- _What needs to be done_
Among the entries that follow, locate the line with "Write a Python" and the line with "grid_col = '#d9d9d9'". Output those lines and all lines in between, exactly, minus the pictures.

_____

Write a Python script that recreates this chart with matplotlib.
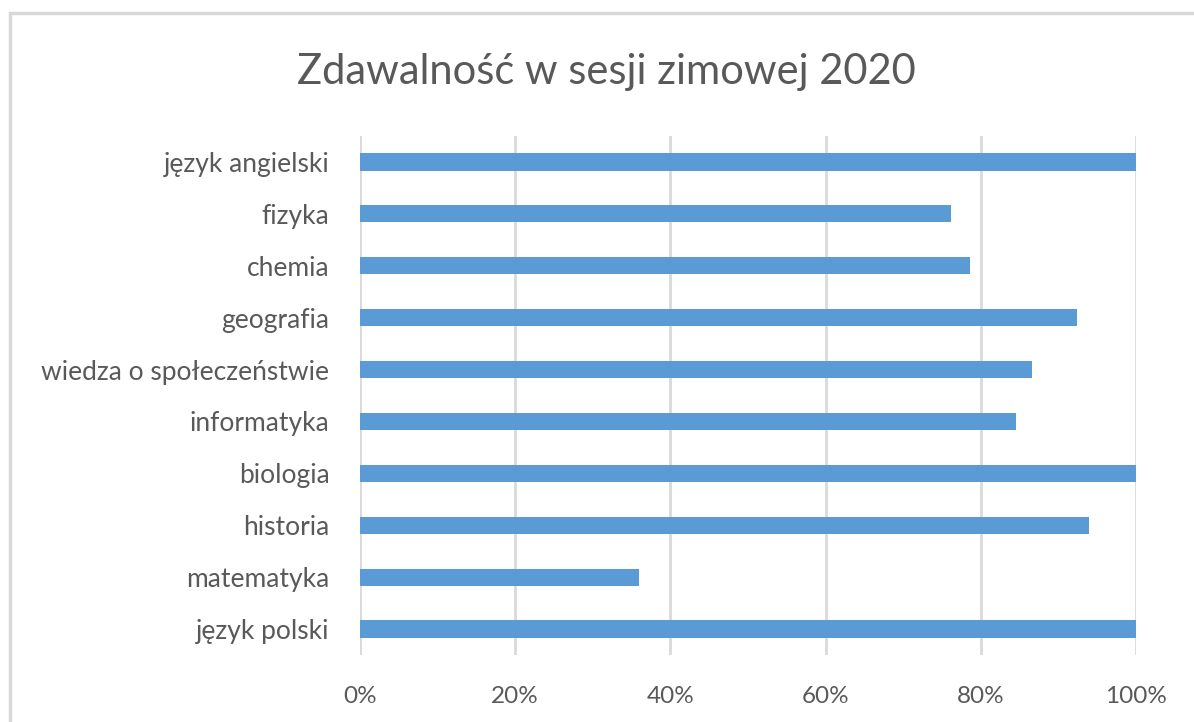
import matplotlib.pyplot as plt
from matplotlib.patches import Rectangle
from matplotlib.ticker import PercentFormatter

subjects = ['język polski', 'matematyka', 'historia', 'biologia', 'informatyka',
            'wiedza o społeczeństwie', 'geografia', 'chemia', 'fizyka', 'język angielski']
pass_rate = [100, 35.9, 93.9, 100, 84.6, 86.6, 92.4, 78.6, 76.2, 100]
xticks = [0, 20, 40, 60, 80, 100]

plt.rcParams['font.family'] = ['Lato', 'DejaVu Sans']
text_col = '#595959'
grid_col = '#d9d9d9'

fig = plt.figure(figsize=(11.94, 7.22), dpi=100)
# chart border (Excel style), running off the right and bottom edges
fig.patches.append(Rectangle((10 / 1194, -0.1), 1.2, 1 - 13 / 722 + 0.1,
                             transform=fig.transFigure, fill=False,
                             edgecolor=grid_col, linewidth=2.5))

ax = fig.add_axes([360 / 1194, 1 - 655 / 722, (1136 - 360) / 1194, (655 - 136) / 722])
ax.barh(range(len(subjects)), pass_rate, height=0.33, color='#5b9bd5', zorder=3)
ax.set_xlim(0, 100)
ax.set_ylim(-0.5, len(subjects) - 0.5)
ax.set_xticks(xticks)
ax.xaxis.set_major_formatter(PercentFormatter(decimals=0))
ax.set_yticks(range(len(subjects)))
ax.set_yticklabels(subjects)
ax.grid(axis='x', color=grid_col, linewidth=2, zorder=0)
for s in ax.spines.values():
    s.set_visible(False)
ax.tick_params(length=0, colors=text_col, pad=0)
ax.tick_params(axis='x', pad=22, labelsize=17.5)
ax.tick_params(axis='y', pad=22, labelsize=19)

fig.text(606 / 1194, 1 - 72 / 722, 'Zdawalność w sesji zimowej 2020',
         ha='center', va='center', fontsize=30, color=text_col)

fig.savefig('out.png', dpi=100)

_____

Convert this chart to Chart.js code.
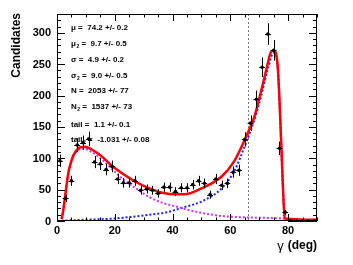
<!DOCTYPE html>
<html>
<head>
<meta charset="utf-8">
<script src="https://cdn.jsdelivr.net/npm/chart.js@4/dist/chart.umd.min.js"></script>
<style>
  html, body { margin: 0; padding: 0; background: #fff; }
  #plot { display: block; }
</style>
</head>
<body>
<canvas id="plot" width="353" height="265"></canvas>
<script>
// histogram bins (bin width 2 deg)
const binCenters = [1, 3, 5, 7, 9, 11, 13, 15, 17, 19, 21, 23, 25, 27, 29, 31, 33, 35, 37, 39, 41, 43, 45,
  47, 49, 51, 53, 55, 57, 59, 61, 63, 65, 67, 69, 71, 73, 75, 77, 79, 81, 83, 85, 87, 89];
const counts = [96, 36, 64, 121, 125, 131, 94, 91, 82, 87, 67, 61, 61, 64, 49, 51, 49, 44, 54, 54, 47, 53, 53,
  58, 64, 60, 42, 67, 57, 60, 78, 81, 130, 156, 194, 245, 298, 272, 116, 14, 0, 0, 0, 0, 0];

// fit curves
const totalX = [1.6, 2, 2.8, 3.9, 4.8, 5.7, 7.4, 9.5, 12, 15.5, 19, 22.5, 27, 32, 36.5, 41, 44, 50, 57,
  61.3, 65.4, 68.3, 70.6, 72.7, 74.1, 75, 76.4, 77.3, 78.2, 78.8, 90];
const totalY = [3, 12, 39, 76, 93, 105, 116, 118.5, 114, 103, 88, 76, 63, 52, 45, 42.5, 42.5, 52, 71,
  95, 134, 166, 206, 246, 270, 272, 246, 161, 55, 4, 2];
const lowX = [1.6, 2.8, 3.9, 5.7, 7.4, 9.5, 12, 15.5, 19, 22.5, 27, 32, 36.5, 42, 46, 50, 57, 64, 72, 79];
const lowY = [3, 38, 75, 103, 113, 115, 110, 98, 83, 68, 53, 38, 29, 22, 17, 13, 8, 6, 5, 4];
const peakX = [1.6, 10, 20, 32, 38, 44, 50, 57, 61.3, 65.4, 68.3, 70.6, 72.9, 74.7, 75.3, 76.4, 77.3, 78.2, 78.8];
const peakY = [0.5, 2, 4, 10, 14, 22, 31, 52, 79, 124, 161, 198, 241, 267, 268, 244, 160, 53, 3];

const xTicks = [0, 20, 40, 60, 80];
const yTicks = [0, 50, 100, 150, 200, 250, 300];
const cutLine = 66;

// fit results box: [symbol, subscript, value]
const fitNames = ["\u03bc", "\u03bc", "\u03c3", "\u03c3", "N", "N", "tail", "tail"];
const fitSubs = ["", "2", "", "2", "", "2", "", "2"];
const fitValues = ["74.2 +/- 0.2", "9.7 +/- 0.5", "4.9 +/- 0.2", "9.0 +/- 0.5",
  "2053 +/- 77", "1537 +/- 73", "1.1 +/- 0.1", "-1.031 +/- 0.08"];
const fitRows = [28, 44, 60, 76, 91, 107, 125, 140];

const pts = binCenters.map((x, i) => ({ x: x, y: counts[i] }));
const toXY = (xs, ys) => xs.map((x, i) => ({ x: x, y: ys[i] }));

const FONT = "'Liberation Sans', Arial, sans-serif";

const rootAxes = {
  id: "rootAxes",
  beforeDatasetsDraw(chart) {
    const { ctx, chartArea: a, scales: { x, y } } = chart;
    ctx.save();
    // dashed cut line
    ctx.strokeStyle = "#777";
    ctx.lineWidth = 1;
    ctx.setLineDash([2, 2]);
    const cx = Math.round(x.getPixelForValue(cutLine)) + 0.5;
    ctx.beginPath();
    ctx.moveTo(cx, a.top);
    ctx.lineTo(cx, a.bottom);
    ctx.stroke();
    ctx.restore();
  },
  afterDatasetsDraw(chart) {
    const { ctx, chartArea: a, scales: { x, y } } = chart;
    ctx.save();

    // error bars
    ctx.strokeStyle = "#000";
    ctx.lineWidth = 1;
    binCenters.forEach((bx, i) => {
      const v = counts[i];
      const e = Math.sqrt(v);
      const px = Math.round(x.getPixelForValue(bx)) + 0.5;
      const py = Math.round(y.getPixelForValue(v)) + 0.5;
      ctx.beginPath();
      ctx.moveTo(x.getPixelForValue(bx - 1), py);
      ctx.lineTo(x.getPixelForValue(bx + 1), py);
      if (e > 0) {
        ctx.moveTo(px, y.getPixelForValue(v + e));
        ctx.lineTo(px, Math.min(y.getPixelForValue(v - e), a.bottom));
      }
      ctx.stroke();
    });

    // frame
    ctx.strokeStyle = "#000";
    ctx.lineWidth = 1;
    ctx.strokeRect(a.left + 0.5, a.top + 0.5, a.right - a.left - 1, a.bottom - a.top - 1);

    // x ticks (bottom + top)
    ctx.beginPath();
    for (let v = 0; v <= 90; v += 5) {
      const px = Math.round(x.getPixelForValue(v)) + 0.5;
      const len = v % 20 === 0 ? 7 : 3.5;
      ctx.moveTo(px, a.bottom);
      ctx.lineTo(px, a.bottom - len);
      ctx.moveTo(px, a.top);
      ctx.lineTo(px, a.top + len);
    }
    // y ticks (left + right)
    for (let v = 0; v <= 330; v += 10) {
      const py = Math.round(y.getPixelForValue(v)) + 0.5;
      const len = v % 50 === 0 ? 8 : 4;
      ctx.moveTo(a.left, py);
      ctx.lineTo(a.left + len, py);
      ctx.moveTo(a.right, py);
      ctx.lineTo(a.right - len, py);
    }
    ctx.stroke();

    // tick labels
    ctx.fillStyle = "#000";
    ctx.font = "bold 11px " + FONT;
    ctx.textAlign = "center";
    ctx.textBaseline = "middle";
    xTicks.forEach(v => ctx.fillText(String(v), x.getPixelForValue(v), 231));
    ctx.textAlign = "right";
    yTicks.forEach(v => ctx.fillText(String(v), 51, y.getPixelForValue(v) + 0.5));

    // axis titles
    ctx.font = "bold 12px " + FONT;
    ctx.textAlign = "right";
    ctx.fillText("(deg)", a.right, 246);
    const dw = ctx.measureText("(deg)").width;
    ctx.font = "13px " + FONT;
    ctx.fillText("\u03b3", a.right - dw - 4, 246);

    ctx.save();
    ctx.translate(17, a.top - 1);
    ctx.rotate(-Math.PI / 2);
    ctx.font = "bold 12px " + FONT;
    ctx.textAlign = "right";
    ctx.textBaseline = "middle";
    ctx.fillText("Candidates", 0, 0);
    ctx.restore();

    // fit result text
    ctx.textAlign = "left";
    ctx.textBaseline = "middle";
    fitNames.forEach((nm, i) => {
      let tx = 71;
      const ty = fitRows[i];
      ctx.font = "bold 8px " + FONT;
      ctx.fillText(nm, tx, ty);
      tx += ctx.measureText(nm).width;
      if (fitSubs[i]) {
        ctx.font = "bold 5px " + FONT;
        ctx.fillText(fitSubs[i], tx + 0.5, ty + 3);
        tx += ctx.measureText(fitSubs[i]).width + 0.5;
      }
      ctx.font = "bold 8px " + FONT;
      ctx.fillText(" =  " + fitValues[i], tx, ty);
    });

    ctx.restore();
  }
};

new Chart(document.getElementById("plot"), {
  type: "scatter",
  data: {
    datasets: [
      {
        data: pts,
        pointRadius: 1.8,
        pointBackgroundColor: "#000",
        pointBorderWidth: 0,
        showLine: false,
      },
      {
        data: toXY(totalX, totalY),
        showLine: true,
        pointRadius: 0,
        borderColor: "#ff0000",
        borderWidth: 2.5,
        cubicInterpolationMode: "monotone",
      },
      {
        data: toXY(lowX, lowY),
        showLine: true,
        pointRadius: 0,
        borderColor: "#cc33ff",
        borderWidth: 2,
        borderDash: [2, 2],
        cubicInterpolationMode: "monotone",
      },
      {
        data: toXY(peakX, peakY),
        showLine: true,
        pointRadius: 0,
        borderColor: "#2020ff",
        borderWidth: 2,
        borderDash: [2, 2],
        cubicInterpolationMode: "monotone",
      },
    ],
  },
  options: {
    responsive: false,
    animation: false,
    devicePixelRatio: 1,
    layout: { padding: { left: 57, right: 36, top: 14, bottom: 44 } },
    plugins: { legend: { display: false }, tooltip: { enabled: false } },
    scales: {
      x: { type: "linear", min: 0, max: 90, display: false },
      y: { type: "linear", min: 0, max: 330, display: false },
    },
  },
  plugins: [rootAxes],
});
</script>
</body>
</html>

_____

- _Expected output_
Write a Python script that recreates this chart with matplotlib.
import matplotlib.pyplot as plt
from matplotlib.patches import Rectangle
from matplotlib.ticker import PercentFormatter

subjects = ['język polski', 'matematyka', 'historia', 'biologia', 'informatyka',
            'wiedza o społeczeństwie', 'geografia', 'chemia', 'fizyka', 'język angielski']
pass_rate = [100, 35.9, 93.9, 100, 84.6, 86.6, 92.4, 78.6, 76.2, 100]
xticks = [0, 20, 40, 60, 80, 100]

plt.rcParams['font.family'] = ['Lato', 'DejaVu Sans']
text_col = '#595959'
grid_col = '#d9d9d9'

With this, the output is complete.